- Associated Press - Thursday, September 3, 2015

SACRAMENTO, Calif. (AP) — A California state lawmaker drew from experience Thursday in an unusually personal debate over federal rules governing whether gay or bisexual men can donate blood.

California state senators voted overwhelmingly to ask President Obama and the U.S. Department of Health and Human Services to repeal current U.S. Food and Drug Administration (FDA) policies prohibiting men who have had sex with men from donating blood.

Federal officials are in the process of changing the old blood policy — which forbade men who have sex with men from donating blood if they had sex with a man even once since 1977.

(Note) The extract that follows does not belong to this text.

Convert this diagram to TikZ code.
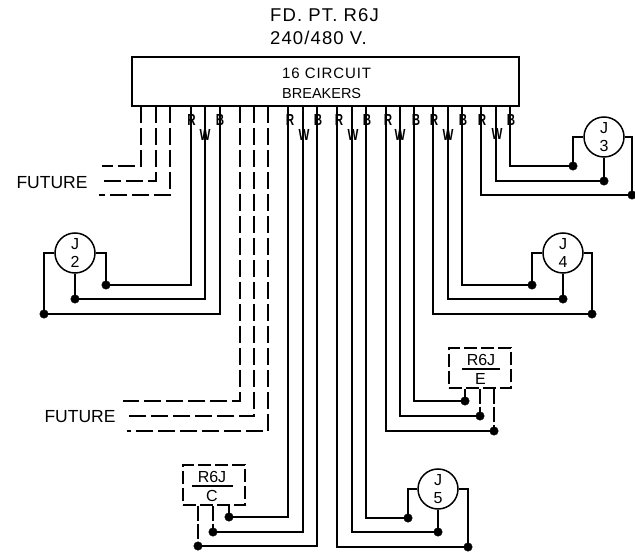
\documentclass[tikz,border=0pt]{standalone}
\usepackage{fontspec}
\setmainfont{Liberation Sans}
\newfontfamily\cadM[LetterSpace=6]{Liberation Sans}
\tikzset{
  wire/.style={line width=1.5pt,black},
  stubwire/.style={line width=1.5pt,black,dash pattern=on 15pt off 3pt},
  futurewire/.style={line width=1.5pt,black,dash pattern=on 17pt off 5pt},
  panel/.style={draw,line width=1.5pt,rectangle,minimum width=387pt,minimum height=49pt,inner sep=0pt},
  jbox/.style={draw,line width=1.5pt,circle,minimum size=40pt,inner sep=0pt,align=center,font=\fontsize{16}{18}\selectfont},
  dot/.style={circle,fill=black,draw=black,inner sep=0pt,minimum size=8.5pt},
  rbox/.style={draw,line width=1.5pt,dash pattern=on 13pt off 4pt,rectangle,minimum width=62pt,minimum height=40pt,inner sep=0pt},
  title/.style={inner sep=0pt,anchor=west,font=\cadM\fontsize{18.5}{20}\selectfont},
  paneltext/.style={inner sep=0pt,anchor=west,font=\cadM\fontsize{15}{17}\selectfont},
  paneltextb/.style={inner sep=0pt,anchor=west,font=\fontsize{14.5}{17}\selectfont},
  futuretext/.style={inner sep=0pt,font=\fontsize{17.5}{19}\selectfont},
  phase/.style={inner sep=0pt,font=\bfseries\fontsize{16}{18}\selectfont},
  rtext/.style={inner sep=0pt,font=\fontsize{16}{18}\selectfont},
  x=1pt,y=-1pt
}
\begin{document}
\begin{tikzpicture}
\useasboundingbox (0,0) rectangle (635,553);
% texts
\node[title] (t1) at (270,15) {FD. PT. R6J};
\node[title] (t2) at (270,38) {240/480 V.};
\node[panel] (panel) at (325.5,81.5) {};
\node[paneltext] (p1) at (282,73) {16 CIRCUIT};
\node[paneltextb] (p2) at (282,94) {BREAKERS};
\node[futuretext] (f1) at (52,183) {FUTURE};
\node[futuretext] (f2) at (80,417) {FUTURE};
% breaker tap-off points
\foreach \n/\x in {a/141,b/156,c/170,d/191,e/205,f/220,g/240,h/254,i/268,j/288,k/303,l/317,m/337,n/352,o/366,p/386,q/400,r/414,s/433,t/448,u/462,v/481,w/496,y/510}
  \coordinate (tap\n) at (\x,106);
% future ends
\coordinate (fa) at (102,166);
\coordinate (fb) at (100,181);
\coordinate (fc) at (99,195);
\coordinate (fg) at (123,401);
\coordinate (fh) at (127,416);
\coordinate (fi) at (127,431);
\draw[futurewire] (tapa) |- (fa);
\draw[futurewire] (tapb) |- (fb);
\draw[futurewire] (tapc) |- (fc);
\draw[futurewire] (tapg) |- (fg);
\draw[futurewire] (taph) |- (fh);
\draw[futurewire] (tapi) |- (fi);
% J2
\node[jbox] (J2) at (75,253) {J\\2};
\node[dot] (d2a) at (106,285) {};
\node[dot] (d2b) at (75,299) {};
\node[dot] (d2c) at (44,314) {};
\draw[wire] (tapd) |- (d2a);
\draw[wire] (tape) |- (d2b);
\draw[wire] (tapf) |- (d2c);
\draw[wire] (J2.east) -| (d2a);
\draw[wire] (J2.south) -- (d2b);
\draw[wire] (J2.west) -| (d2c);
% J3
\node[jbox] (J3) at (604,137) {J\\3};
\node[dot] (d3a) at (573,166) {};
\node[dot] (d3b) at (604,181) {};
\node[dot] (d3c) at (632,195) {};
\draw[wire] (tapy) |- (d3a);
\draw[wire] (tapw) |- (d3b);
\draw[wire] (tapv) |- (d3c);
\draw[wire] (J3.west) -| (d3a);
\draw[wire] (J3.south) -- (d3b);
\draw[wire] (J3.east) -| (d3c);
% J4
\node[jbox] (J4) at (563,253) {J\\4};
\node[dot] (d4a) at (532,285) {};
\node[dot] (d4b) at (563,299) {};
\node[dot] (d4c) at (592,314) {};
\draw[wire] (tapu) |- (d4a);
\draw[wire] (tapt) |- (d4b);
\draw[wire] (taps) |- (d4c);
\draw[wire] (J4.west) -| (d4a);
\draw[wire] (J4.south) -- (d4b);
\draw[wire] (J4.east) -| (d4c);
% J5
\node[jbox] (J5) at (438,489) {J\\5};
\node[dot] (d5a) at (408,518) {};
\node[dot] (d5b) at (438,532) {};
\node[dot] (d5c) at (468,547) {};
\draw[wire] (tapo) |- (d5a);
\draw[wire] (tapn) |- (d5b);
\draw[wire] (tapm) |- (d5c);
\draw[wire] (J5.west) -| (d5a);
\draw[wire] (J5.south) -- (d5b);
\draw[wire] (J5.east) -| (d5c);
% R6J E
\node[rbox] (E) at (480,368) {};
\node[rtext] (Ea) at (481,360) {R6J};
\node[rtext] (Eb) at (480.5,378.5) {E};
\coordinate (Ela) at (462,369);
\coordinate (Elb) at (500,369);
\draw[wire] (Ela) -- (Elb);
\node[dot] (dEa) at (465,401) {};
\node[dot] (dEb) at (480,416) {};
\node[dot] (dEc) at (494,431) {};
\draw[wire] (tapr) |- (dEa);
\draw[wire] (tapq) |- (dEb);
\draw[wire] (tapp) |- (dEc);
\draw[wire] (dEa |- E.south) -- (dEa);
\draw[stubwire] (dEb |- E.south) -- (dEb);
\draw[stubwire] (dEc |- E.south) -- (dEc);
% R6J C
\node[rbox] (C) at (214,485) {};
\node[rtext] (Ca) at (212,477) {R6J};
\node[rtext] (Cb) at (212,495.5) {C};
\coordinate (Cla) at (192,486);
\coordinate (Clb) at (233,486);
\draw[wire] (Cla) -- (Clb);
\node[dot] (dCa) at (229,517) {};
\node[dot] (dCb) at (213,532) {};
\node[dot] (dCc) at (198,546) {};
\draw[wire] (tapj) |- (dCa);
\draw[wire] (tapk) |- (dCb);
\draw[wire] (tapl) |- (dCc);
\draw[wire] (dCa |- C.south) -- (dCa);
\draw[stubwire] (dCb |- C.south) -- (dCb);
\draw[stubwire] (dCc |- C.south) -- (dCc);
% phase letters
\foreach \n/\l/\x/\y in {R1/R/191.5/120,W1/W/205/135,B1/B/220/120,R2/R/290/120,W2/W/304/135,B2/B/318/120,R3/R/339/120,W3/W/353/135,B3/B/367/120,R4/R/388/120,W4/W/400/135,B4/B/416/120,R5/R/434/120,W5/W/448/135,B5/B/463/120,R6/R/482/120,W6/W/497/134,B6/B/511/120}
  \node[phase] (ph\n) at (\x,\y) {\scalebox{0.72}[1]{\l}};
\end{tikzpicture}
\end{document}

SEE ALSO: Gay men should be allowed to give blood after year without sex, federal advisers say

The proposed FDA blood policy would permit gay and bisexual men to donate blood if their last sexual intercourse with a man was at least a year ago.

Blood-using groups support such a policy, as it is similar to that of several other countries and would ensure high-risk donors would be screened out. But gay groups say it still discriminates against gay men, especially those in married or monogamous relationships with a man.

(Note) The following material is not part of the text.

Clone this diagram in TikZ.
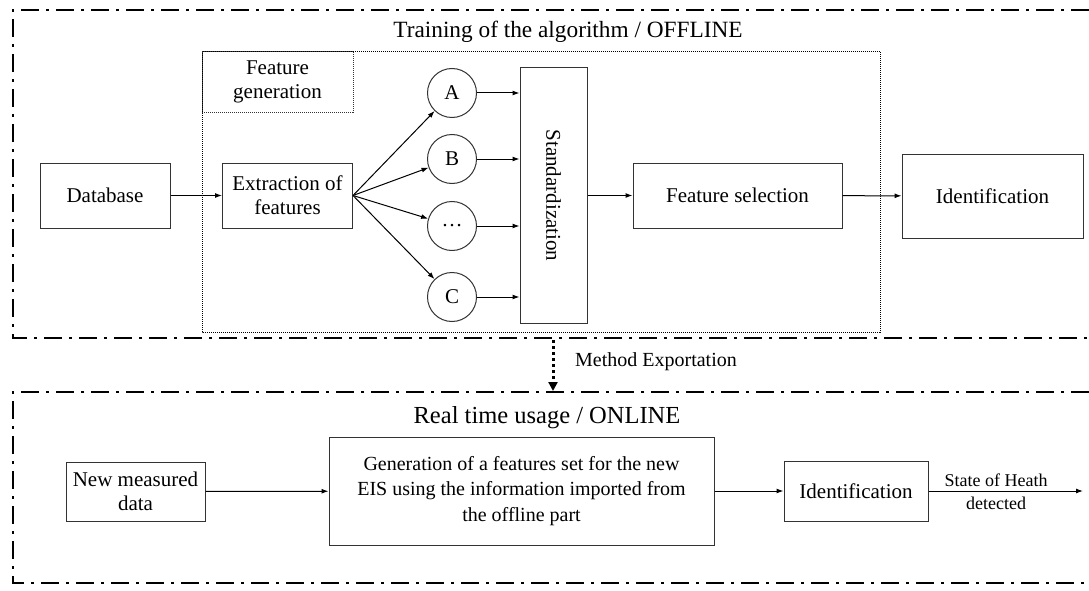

State Sen. Mark Leno, D-San Francisco, who is gay, recalled how years ago he was prepared to give blood but was blocked by rules that grew out of the AIDS crisis, when the virus was believed in the 1980s to primarily be spread among gay men.

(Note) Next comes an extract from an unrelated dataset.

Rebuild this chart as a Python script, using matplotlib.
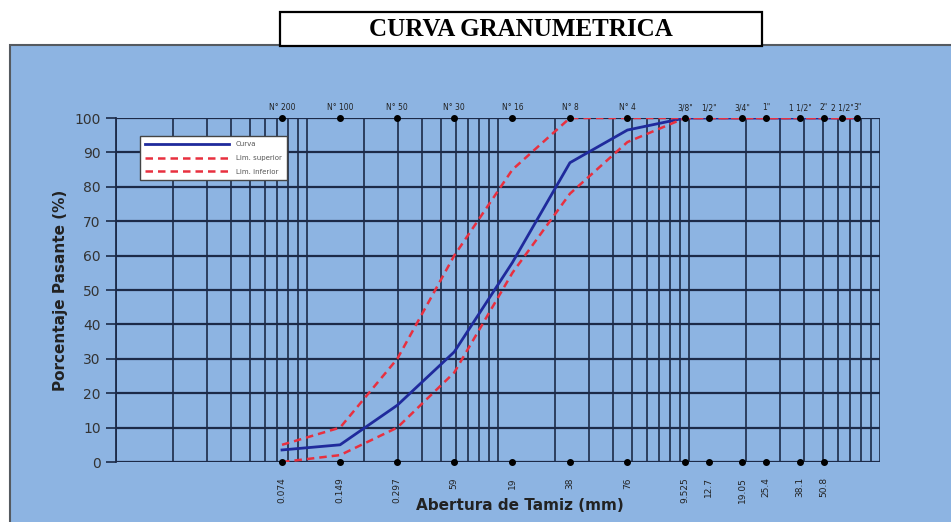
import matplotlib

matplotlib.use("Agg")
import matplotlib.pyplot as plt
from matplotlib.patches import Rectangle

# Sieve openings (mm) and names
sieve_mm = [0.074, 0.149, 0.297, 0.59, 1.19, 2.38, 4.76, 9.525, 12.7, 19.05, 25.4, 38.1, 50.8, 63.5, 76.2]
sieve_names = ["N° 200", "N° 100", "N° 50", "N° 30", "N° 16", "N° 8", "N° 4",
               '3/8"', '1/2"', '3/4"', '1"', '1 1/2"', '2"', '2 1/2"', '3"']
# Labels printed below the axis (as they appear, partly clipped in the original)
bottom_labels = ["0.074", "0.149", "0.297", "59", "19", "38", "76",
                 "9.525", "12.7", "19.05", "25.4", "38.1", "50.8"]

curva = [3.5, 5, 16.5, 32, 58, 87, 96.5, 100, 100, 100, 100, 100, 100, 100, 100]
lim_superior = [5, 10, 30, 60, 85, 100, 100, 100, 100, 100, 100, 100, 100, 100, 100]
lim_inferior = [0, 2, 10, 26, 55, 78, 93, 100, 100, 100, 100, 100, 100, 100, 100]

BLUE_BG = "#8db4e2"
GRID = "#1c2a48"

W, H = 951, 522
fig = plt.figure(figsize=(W / 100, H / 100), dpi=100, facecolor="white")

# blue panel behind the chart
fig.add_artist(Rectangle((10 / W, -0.01), 1.0, 1 - 45 / H + 0.01, transform=fig.transFigure,
                         facecolor=BLUE_BG, edgecolor="#555a60", lw=1.5, zorder=-10))
# title box
fig.add_artist(Rectangle((280 / W, 1 - 46 / H), 482 / W, 34 / H, transform=fig.transFigure,
                         facecolor="white", edgecolor="black", lw=1.6, zorder=5))
fig.text(521 / W, 1 - 29 / H, "CURVA GRANUMETRICA", ha="center", va="center",
         fontsize=18, fontweight="bold", family="Liberation Serif", zorder=6)

ax = fig.add_axes([116 / W, 1 - 462 / H, 764 / W, 344 / H])
ax.set_facecolor(BLUE_BG)
ax.set_xscale("log")
ax.set_xlim(0.01, 100)
ax.set_ylim(0, 100)
ax.set_yticks(range(0, 101, 10))
ax.grid(True, which="both", axis="x", color=GRID, lw=1.2)
ax.grid(True, which="major", axis="y", color=GRID, lw=1.6)
ax.tick_params(axis="x", which="both", length=0, labelbottom=False)
ax.tick_params(axis="y", direction="out", length=7, width=1.2, color=GRID,
               labelsize=10, labelcolor="#333333", pad=4)
for s in ("top", "right", "bottom"):
    ax.spines[s].set_visible(False)
ax.spines["left"].set_color(GRID)
ax.spines["left"].set_linewidth(1.3)

ax.plot(sieve_mm, curva, color="#1f2a9c", lw=2.0, label="Curva", zorder=4)
ax.plot(sieve_mm, lim_superior, color="#e8303f", lw=1.8, ls=(0, (3, 2)), label="Lim. superior", zorder=5)
ax.plot(sieve_mm, lim_inferior, color="#e8303f", lw=1.8, ls=(0, (3, 2)), label="Lim. inferior", zorder=5)

# sieve markers on top and bottom edges
ax.plot(sieve_mm, [100] * len(sieve_mm), "o", color="black", ms=4, clip_on=False, zorder=6)
ax.plot(sieve_mm[:len(bottom_labels)], [0] * len(bottom_labels), "o", color="black", ms=4,
        clip_on=False, zorder=6)
for x, name in zip(sieve_mm, sieve_names):
    ax.annotate(name, (x, 100), xytext=(0, 4), textcoords="offset points", ha="center",
                va="bottom", fontsize=5.5, color="#222222")
for x, lab in zip(sieve_mm, bottom_labels):
    ax.annotate(lab, (x, 0), xytext=(0, -11), textcoords="offset points", ha="center",
                va="top", rotation=90, fontsize=6.5, color="#222222")

leg = ax.legend(loc="upper left", bbox_to_anchor=(0.031, 0.948), fontsize=5, frameon=True,
                fancybox=False, borderaxespad=0, handlelength=12, labelspacing=1.1,
                borderpad=0.8, handletextpad=1.0)
leg.get_frame().set_edgecolor("#444444")
leg.get_frame().set_facecolor("white")
leg.get_frame().set_alpha(1)
for t in leg.get_texts():
    t.set_color("#555555")

fig.text(520 / W, 1 - 505 / H, "Abertura de Tamiz (mm)", ha="center", va="center",
         fontsize=11, fontweight="bold", color="#222222")
fig.text(60 / W, 1 - 290 / H, "Porcentaje Pasante (%)", ha="center", va="center",
         rotation=90, fontsize=11, fontweight="bold", color="#222222")

fig.savefig("out.png", dpi=100, facecolor="white")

Mr. Leno noted that the rules allow donations by heterosexual men who may engage in risky sex, but they block donations by gay men like himself who are HIV-free.

“It gets to the core of the discrimination, the fear that historically has existed, finally and slowly dissipating about who gay people are and that there is something dangerous about my blood,” Mr. Leno said.

Testing for disease instead of certain behaviors would help promote blood donations, he said. “There’s no scientific-based reason why we should have blood shortages.”

State Sen. Richard Pan, D-Sacramento, a medical doctor, said the current rule was adopted during “a time of uncertainty and I would say fear.”

Sen. Joel Anderson, R-Alpine, who is as conservative as Mr. Leno is liberal, supported the resolution.

“There’s many things risky and dangerous about the floor manager, but his blood isn’t one of them,” Mr. Anderson said, referring to Mr. Leno. “Too many lives can be saved if we allowed more people to participate.”

The resolution, AJR16, initially passed on a 30-6 vote. In an unusual second roll call, it again passed, 31-4, as several senators changed their votes.